--- Provided data ---
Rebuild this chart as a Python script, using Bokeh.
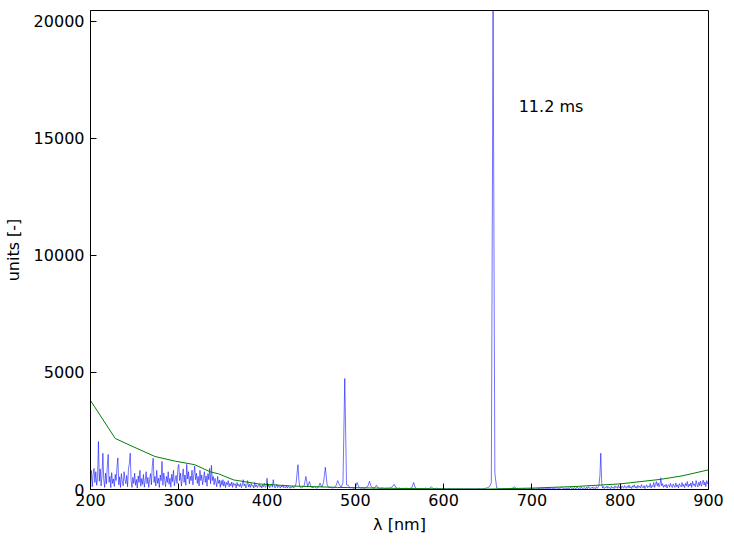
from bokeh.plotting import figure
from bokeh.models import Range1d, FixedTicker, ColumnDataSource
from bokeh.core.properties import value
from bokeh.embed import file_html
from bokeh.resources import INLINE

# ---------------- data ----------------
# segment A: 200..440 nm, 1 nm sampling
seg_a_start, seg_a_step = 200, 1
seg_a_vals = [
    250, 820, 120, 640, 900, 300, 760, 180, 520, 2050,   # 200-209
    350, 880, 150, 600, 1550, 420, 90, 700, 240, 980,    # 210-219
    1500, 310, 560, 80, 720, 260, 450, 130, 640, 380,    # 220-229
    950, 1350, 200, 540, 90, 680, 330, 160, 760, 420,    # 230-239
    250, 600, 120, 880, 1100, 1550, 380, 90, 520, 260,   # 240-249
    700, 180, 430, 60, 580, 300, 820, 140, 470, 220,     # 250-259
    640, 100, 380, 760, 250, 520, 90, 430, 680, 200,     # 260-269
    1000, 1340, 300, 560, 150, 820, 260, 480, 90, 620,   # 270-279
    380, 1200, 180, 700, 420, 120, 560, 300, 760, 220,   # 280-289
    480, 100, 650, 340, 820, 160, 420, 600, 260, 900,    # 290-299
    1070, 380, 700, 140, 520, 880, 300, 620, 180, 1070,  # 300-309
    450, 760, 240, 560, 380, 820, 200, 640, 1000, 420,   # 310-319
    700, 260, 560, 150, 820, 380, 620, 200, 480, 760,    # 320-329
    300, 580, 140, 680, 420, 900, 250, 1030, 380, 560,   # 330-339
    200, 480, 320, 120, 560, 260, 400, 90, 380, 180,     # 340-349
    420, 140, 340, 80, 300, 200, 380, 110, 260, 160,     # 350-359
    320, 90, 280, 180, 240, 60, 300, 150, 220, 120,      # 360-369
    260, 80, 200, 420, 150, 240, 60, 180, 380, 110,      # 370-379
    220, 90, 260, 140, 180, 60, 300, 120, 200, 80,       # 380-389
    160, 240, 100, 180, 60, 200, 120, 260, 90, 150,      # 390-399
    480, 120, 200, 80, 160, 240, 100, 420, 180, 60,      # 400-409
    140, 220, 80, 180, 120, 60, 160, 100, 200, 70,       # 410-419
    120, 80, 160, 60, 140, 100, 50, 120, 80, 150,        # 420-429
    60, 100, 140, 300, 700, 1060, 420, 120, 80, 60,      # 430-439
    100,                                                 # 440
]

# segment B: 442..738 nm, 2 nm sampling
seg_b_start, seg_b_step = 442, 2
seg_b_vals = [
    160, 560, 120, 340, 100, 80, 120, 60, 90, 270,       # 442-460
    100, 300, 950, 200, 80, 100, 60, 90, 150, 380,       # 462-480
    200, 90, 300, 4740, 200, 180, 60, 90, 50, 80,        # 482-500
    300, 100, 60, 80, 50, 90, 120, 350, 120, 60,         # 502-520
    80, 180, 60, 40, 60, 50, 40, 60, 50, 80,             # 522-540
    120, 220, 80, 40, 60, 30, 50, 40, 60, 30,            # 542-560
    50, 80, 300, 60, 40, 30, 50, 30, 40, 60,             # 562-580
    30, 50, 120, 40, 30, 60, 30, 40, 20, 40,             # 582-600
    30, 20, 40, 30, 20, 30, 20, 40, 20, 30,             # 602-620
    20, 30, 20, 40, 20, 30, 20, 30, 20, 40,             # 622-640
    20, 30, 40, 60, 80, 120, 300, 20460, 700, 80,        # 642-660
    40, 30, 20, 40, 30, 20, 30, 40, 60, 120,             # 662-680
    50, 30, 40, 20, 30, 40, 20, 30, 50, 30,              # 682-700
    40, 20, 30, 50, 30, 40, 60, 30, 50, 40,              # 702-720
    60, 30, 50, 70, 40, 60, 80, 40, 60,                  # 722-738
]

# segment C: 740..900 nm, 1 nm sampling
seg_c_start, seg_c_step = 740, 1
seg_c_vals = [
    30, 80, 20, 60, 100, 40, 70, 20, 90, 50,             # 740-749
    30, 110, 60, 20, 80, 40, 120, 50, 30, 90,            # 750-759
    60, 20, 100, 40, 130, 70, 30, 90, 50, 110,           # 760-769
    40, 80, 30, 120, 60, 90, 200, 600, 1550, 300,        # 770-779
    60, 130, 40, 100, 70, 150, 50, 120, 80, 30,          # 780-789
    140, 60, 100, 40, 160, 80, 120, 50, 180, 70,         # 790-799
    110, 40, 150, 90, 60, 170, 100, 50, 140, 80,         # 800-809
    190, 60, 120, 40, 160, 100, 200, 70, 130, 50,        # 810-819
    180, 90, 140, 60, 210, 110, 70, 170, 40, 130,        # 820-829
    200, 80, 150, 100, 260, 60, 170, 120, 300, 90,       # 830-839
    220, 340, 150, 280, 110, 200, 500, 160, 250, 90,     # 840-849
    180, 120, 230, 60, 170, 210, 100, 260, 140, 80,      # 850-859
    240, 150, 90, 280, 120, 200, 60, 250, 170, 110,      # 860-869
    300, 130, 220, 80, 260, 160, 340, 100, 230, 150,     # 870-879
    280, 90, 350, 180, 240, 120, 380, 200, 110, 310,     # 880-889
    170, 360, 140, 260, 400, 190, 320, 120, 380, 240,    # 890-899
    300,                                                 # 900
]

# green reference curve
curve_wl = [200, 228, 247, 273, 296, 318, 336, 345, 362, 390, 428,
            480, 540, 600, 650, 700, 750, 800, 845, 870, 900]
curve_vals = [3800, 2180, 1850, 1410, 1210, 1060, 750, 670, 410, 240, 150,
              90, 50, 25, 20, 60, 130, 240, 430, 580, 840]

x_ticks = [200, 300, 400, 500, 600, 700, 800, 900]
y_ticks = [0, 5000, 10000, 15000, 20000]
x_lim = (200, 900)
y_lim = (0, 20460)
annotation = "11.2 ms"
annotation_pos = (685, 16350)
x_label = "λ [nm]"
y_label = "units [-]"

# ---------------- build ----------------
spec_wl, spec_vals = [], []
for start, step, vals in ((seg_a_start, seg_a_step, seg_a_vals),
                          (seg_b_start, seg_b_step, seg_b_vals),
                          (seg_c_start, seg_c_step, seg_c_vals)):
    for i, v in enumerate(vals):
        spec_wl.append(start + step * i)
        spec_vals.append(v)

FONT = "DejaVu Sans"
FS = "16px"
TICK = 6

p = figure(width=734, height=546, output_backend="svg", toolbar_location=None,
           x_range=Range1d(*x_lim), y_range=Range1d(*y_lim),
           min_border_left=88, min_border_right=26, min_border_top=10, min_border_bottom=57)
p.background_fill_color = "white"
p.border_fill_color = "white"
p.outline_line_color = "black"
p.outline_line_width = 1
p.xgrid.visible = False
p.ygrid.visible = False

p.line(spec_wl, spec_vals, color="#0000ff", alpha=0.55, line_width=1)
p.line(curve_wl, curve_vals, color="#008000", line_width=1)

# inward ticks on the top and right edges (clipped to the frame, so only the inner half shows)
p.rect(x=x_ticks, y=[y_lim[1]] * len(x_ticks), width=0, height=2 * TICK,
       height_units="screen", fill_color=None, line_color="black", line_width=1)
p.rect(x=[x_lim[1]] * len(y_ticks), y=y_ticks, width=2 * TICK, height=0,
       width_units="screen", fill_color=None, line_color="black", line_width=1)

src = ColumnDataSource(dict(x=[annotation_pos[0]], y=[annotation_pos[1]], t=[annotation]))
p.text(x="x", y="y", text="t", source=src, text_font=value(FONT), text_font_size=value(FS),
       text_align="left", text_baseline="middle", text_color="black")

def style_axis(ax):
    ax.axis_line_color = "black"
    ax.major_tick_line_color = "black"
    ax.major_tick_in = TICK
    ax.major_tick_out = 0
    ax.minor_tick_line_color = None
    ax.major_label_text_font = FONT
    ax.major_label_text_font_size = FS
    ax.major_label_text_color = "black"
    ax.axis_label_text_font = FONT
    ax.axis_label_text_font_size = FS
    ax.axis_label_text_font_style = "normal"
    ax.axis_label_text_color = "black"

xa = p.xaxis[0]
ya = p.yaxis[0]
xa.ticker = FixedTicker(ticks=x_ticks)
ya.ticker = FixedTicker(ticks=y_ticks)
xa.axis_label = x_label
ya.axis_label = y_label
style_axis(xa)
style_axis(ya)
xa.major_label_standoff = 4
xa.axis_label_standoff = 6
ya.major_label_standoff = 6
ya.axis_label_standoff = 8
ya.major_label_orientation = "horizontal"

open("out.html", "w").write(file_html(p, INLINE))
---
Return only the lines running from the top of the data to the line that holds "from bokeh.resources import INLINE". Include both of those lines, but skip the pictures.

Rebuild this chart as a Python script, using Bokeh.
from bokeh.plotting import figure
from bokeh.models import Range1d, FixedTicker, ColumnDataSource
from bokeh.core.properties import value
from bokeh.embed import file_html
from bokeh.resources import INLINE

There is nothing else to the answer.